I did the following:
I can obtain the points of $AB$ with $CA+x(CB-CA)$ and then this would represent the vector $CX$ for an arbitrary $X\in AB$.
To express the ratio, I took the size of the vector $(CB-CA)$ and wrote it in two parts: One that express the size of the vector $AX$ and another that express the size of the vector $XB$:
- $|AX|=|x(CB-CA)|$;
- $|BX|=|CB-CA|-|x(CB-CA)|$;
Then the ratio is:
$$|AX|=r|XB|$$
$$r=\cfrac{|AX|}{|XB|}=\cfrac{|x(CB-CA)|}{|CB-CA|-|x(CB-CA)|}$$
But I'm don't feel it's over and I don't know how to proceed from here. So, Is my reasoning correct until now? If yes, how can I proceed?

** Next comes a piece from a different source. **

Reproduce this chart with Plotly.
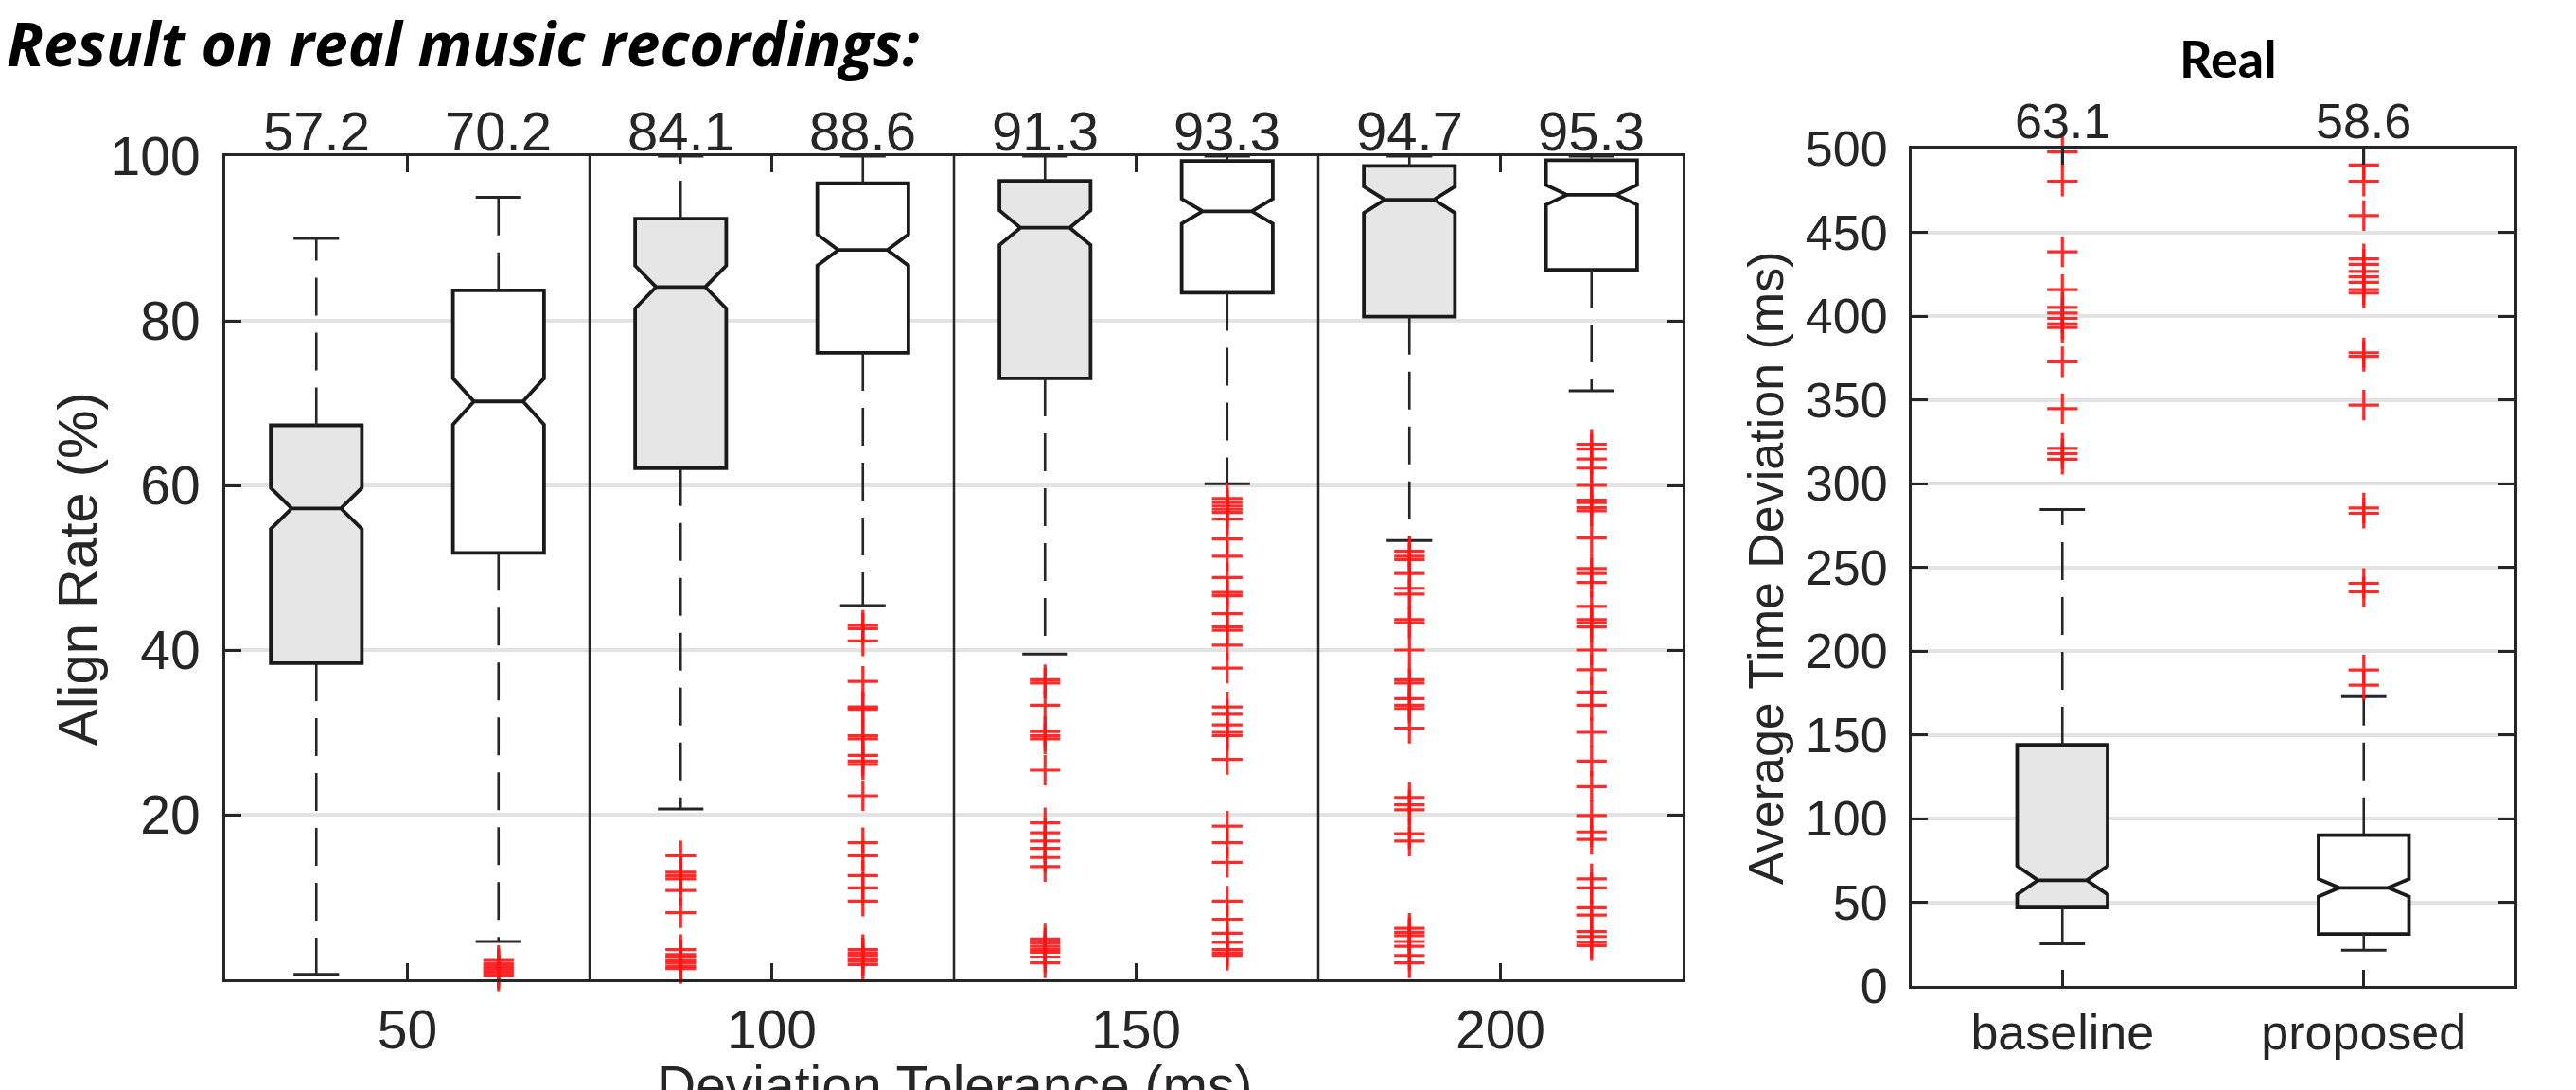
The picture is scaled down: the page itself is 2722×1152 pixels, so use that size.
import plotly.graph_objects as go

# ---------------- data ----------------
groups = ["50", "100", "150", "200"]           # deviation tolerance (ms)
methods = ["baseline", "proposed"]

# Align-rate boxes, order: 50-base, 50-prop, 100-base, 100-prop, ...
align_median = [57.2, 70.2, 84.1, 88.6, 91.3, 93.3, 94.7, 95.3]
align_q1 = [38.4, 51.8, 62.1, 76.1, 73.0, 83.4, 80.5, 86.2]
align_q3 = [67.3, 83.7, 92.4, 96.7, 97.0, 99.4, 98.8, 99.5]
align_lower = [0.6, 4.6, 20.7, 45.4, 39.5, 60.2, 53.3, 71.5]
align_upper = [90.0, 95.0, 100.0, 100.0, 100.0, 100.0, 100.0, 100.0]
align_notch = [2.5, 2.8, 2.6, 1.9, 2.1, 1.5, 1.6, 1.2]

out_50_base = []
out_50_prop = [2.3, 1.9, 1.6, 1.3, 1.0, 0.7, 0.4]
out_100_base = [15.0, 13.0, 12.6, 12.2, 10.8, 8.1, 3.6, 3.0, 2.7, 2.3, 2.0, 1.6, 1.3]
out_100_prop = [43.0, 42.6, 41.1, 36.2, 33.1, 32.8, 29.6, 29.2, 27.2, 26.5, 26.1, 22.3,
                16.6, 15.0, 12.6, 11.1, 9.5, 3.6, 3.2, 2.9, 2.5, 2.2, 1.8]
out_150_base = [36.4, 36.0, 33.3, 30.1, 29.6, 29.2, 25.4, 19.0, 17.8, 16.8, 15.9, 14.8,
                13.7, 4.9, 4.4, 4.0, 3.6, 3.3, 2.7, 2.0]
out_150_prop = [58.4, 57.9, 57.5, 57.1, 56.7, 55.9, 53.5, 51.4, 48.8, 47.0, 46.6, 44.4,
                42.8, 42.4, 40.6, 37.8, 33.1, 32.2, 30.9, 30.0, 29.6, 26.7, 18.6, 16.6,
                14.2, 9.5, 7.3, 5.6, 4.5, 3.6, 3.2, 2.9]
out_200_base = [52.0, 51.4, 51.0, 49.3, 47.5, 46.8, 43.7, 43.3, 40.0, 36.4, 36.0, 34.1,
                33.3, 32.9, 30.5, 22.1, 21.2, 20.6, 17.7, 16.8, 6.2, 5.7, 5.3, 4.6,
                4.0, 2.9, 2.0]
out_200_prop = [65.0, 64.4, 63.2, 62.1, 60.0, 58.2, 57.9, 57.3, 56.9, 53.6, 49.9, 49.3,
                48.2, 45.3, 43.7, 43.3, 42.8, 40.0, 37.6, 34.9, 33.3, 30.0, 26.5, 23.4,
                19.9, 17.9, 17.0, 12.2, 11.1, 8.7, 7.8, 5.8, 5.2, 4.5, 4.1]
align_outliers = [out_50_base, out_50_prop, out_100_base, out_100_prop,
                  out_150_base, out_150_prop, out_200_base, out_200_prop]

# Average time deviation (ms): baseline, proposed
dev_median = [63.1, 58.6]
dev_q1 = [46.8, 31.0]
dev_q3 = [144.0, 90.0]
dev_lower = [25.2, 21.3]
dev_upper = [284.4, 172.7]
dev_notch = [8.5, 5.2]
out_dev_base = [498.0, 480.5, 438.4, 415.8, 405.1, 401.8, 398.6, 395.3, 393.2, 372.7,
                344.7, 321.0, 317.8, 314.5]
out_dev_prop = [490.2, 480.5, 460.0, 434.1, 430.9, 426.6, 423.4, 420.1, 415.8, 413.7,
                378.1, 375.9, 346.8, 285.4, 282.2, 240.4, 235.3, 188.6, 179.6]
dev_outliers = [out_dev_base, out_dev_prop]

align_yticks = [20, 40, 60, 80, 100]
dev_yticks = [0, 50, 100, 150, 200, 250, 300, 350, 400, 450, 500]

# ---------------- styles ----------------
W, H = 2722, 1152
AX = "#262626"
GRID = "#e3e3e3"
BOXLINE = "#1a1a1a"
FILLS = ["#e6e6e6", "#ffffff"]
RED = "rgba(255,20,20,0.9)"
TICKFONT_L = dict(family="Liberation Sans, Arial, sans-serif", size=57, color=AX)
TICKFONT_R = dict(family="Liberation Sans, Arial, sans-serif", size=52, color=AX)

fig = go.Figure()


def add_boxes(xaxis, yaxis, positions, q1, med, q3, lo, hi, notch, outs, fill,
              bw, capw):
    fig.add_trace(go.Box(
        x=positions, q1=q1, median=med, q3=q3, lowerfence=q1, upperfence=q3,
        notchspan=notch, notched=True, notchwidth=0.23, width=bw,
        fillcolor=fill, line=dict(color=BOXLINE, width=3.8), whiskerwidth=0,
        boxpoints=False, hoverinfo="skip", xaxis=xaxis, yaxis=yaxis))
    # dashed whiskers
    wx, wy, cx, cy = [], [], [], []
    for p, a, b, l, h in zip(positions, q1, q3, lo, hi):
        wx += [p, p, None, p, p, None]
        wy += [b, h, None, a, l, None]
        cx += [p - capw / 2, p + capw / 2, None, p - capw / 2, p + capw / 2, None]
        cy += [h, h, None, l, l, None]
    fig.add_trace(go.Scatter(x=wx, y=wy, mode="lines", hoverinfo="skip",
                             line=dict(color=AX, width=2.6, dash="40px,18px"),
                             xaxis=xaxis, yaxis=yaxis))
    fig.add_trace(go.Scatter(x=cx, y=cy, mode="lines", hoverinfo="skip",
                             line=dict(color=AX, width=3),
                             xaxis=xaxis, yaxis=yaxis))
    ox, oy = [], []
    for p, o in zip(positions, outs):
        ox += [p] * len(o)
        oy += list(o)
    fig.add_trace(go.Scatter(x=ox, y=oy, mode="markers", hoverinfo="skip",
                             marker=dict(symbol="cross-thin", size=23,
                                         line=dict(color=RED, width=3.2)),
                             cliponaxis=False, xaxis=xaxis, yaxis=yaxis))


# left plot: group g at x = g+1, baseline at -0.25, proposed at +0.25
for m in range(2):
    idx = [g * 2 + m for g in range(len(groups))]
    pos = [g + 1 + (-0.25 if m == 0 else 0.25) for g in range(len(groups))]
    add_boxes("x", "y", pos,
              [align_q1[i] for i in idx], [align_median[i] for i in idx],
              [align_q3[i] for i in idx], [align_lower[i] for i in idx],
              [align_upper[i] for i in idx], [align_notch[i] for i in idx],
              [align_outliers[i] for i in idx], FILLS[m], 0.25, 0.125)

# right plot
for m in range(2):
    add_boxes("x2", "y2", [m + 1], [dev_q1[m]], [dev_median[m]], [dev_q3[m]],
              [dev_lower[m]], [dev_upper[m]], [dev_notch[m]], [dev_outliers[m]],
              FILLS[m], 0.30, 0.15)

annotations = []
# median labels above plots
for i, med in enumerate(align_median):
    g, m = divmod(i, 2)
    annotations.append(dict(x=g + 1 + (-0.25 if m == 0 else 0.25), y=100,
                            xref="x", yref="y", text=f"{med:.1f}", showarrow=False,
                            xanchor="center", yanchor="bottom", yshift=-8,
                            font=dict(TICKFONT_L, size=58)))
for m, med in enumerate(dev_median):
    annotations.append(dict(x=m + 1, y=500, xref="x2", yref="y2", text=f"{med:.1f}",
                            showarrow=False, xanchor="center", yanchor="bottom",
                            yshift=-2, font=TICKFONT_R))

# titles
annotations += [
    dict(x=6 / W, y=1 - 45 / H, xref="paper", yref="paper", xanchor="left",
         yanchor="middle", borderpad=0,
         text="<b><i>Result on real music recordings:</i></b>", showarrow=False,
         font=dict(family="Open Sans, sans-serif", size=64, color="black")),
    dict(x=2354 / W, y=1 - 62 / H, xref="paper", yref="paper", text="<b>Real</b>",
         xanchor="center", yanchor="middle", showarrow=False,
         font=dict(family="Lato, sans-serif", size=54, color="black")),
    dict(x=81 / W, y=1 - 601 / H, xref="paper", yref="paper", text="Align Rate (%)",
         xanchor="center", yanchor="middle", textangle=-90, showarrow=False,
         font=dict(TICKFONT_L, size=58)),
    dict(x=1866 / W, y=1 - 600 / H, xref="paper", yref="paper",
         text="Average Time Deviation (ms)", textangle=-90, showarrow=False,
         xanchor="center", yanchor="middle", font=TICKFONT_R),
    dict(x=1008 / W, y=1 - 1147 / H, xref="paper", yref="paper",
         text="Deviation Tolerance (ms)", showarrow=False, xanchor="center",
         yanchor="middle", borderpad=0, font=dict(TICKFONT_L, size=57)),
]

# group separators
shapes = [dict(type="line", xref="x", yref="y domain", x0=g + 1.5, x1=g + 1.5,
               y0=0, y1=1, line=dict(color=AX, width=2.5), layer="above")
          for g in range(len(groups) - 1)]

axis_common = dict(showline=True, linecolor=AX, linewidth=3, mirror="ticks",
                   ticks="inside", ticklen=17, tickwidth=2.5, tickcolor=AX,
                   zeroline=False, fixedrange=True, automargin=False)

fig.update_layout(
    width=W, height=H, margin=dict(l=0, r=0, t=0, b=0, autoexpand=False),
    paper_bgcolor="white", plot_bgcolor="white", showlegend=False,
    xaxis=dict(axis_common, domain=[238 / W, 1778 / W], range=[0.5, 4.5],
               tickvals=[1, 2, 3, 4], ticktext=groups, showgrid=False,
               tickfont=TICKFONT_L, ticklabelstandoff=2, anchor="y"),
    yaxis=dict(axis_common, domain=[1 - 1035 / H, 1 - 165 / H], range=[0, 100],
               tickvals=align_yticks, showgrid=True, gridcolor=GRID, gridwidth=4,
               tickfont=TICKFONT_L, ticklabelstandoff=12, anchor="x"),
    xaxis2=dict(axis_common, domain=[2020 / W, 2657 / W], range=[0.5, 2.5],
                tickvals=[1, 2], ticktext=methods, showgrid=False,
                tickfont=TICKFONT_R, ticklabelstandoff=2, anchor="y2"),
    yaxis2=dict(axis_common, domain=[1 - 1042 / H, 1 - 157 / H], range=[0, 500],
                tickvals=dev_yticks, showgrid=True, gridcolor=GRID, gridwidth=4,
                tickfont=TICKFONT_R, ticklabelstandoff=12, anchor="x2"),
    annotations=annotations, shapes=shapes,
)

fig.write_html("out.html")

Assume that $X$ is between $A$ and $b$, we have $$\alpha = \frac{AX}{BX}$$, then $$\vec{AX} + \alpha\vec{BX} = \vec{0}.$$
So, $$\vec{CA} + \alpha\vec{CB} = (1+\alpha)\vec{CX}.$$
Then, we get $$(1+\alpha)|CX| = \sqrt{|CA|^2 + \alpha^2|CB|^2 + 2\alpha|CA||CB| \cos(\vec{CA},\vec{CB})}$$
Similarly, we have $$(1+\beta)|AY| = \sqrt{|AB|^2 + \beta^2|AC|^2 + 2\beta|CA||CB| \cos(\vec{AB},\vec{AC})}$$
$$(1+\gamma)|BZ| = \sqrt{|BA|^2 + \gamma^2|BC|^2 + 2\gamma|BA||BC| \cos(\vec{BA},\vec{BC})}$$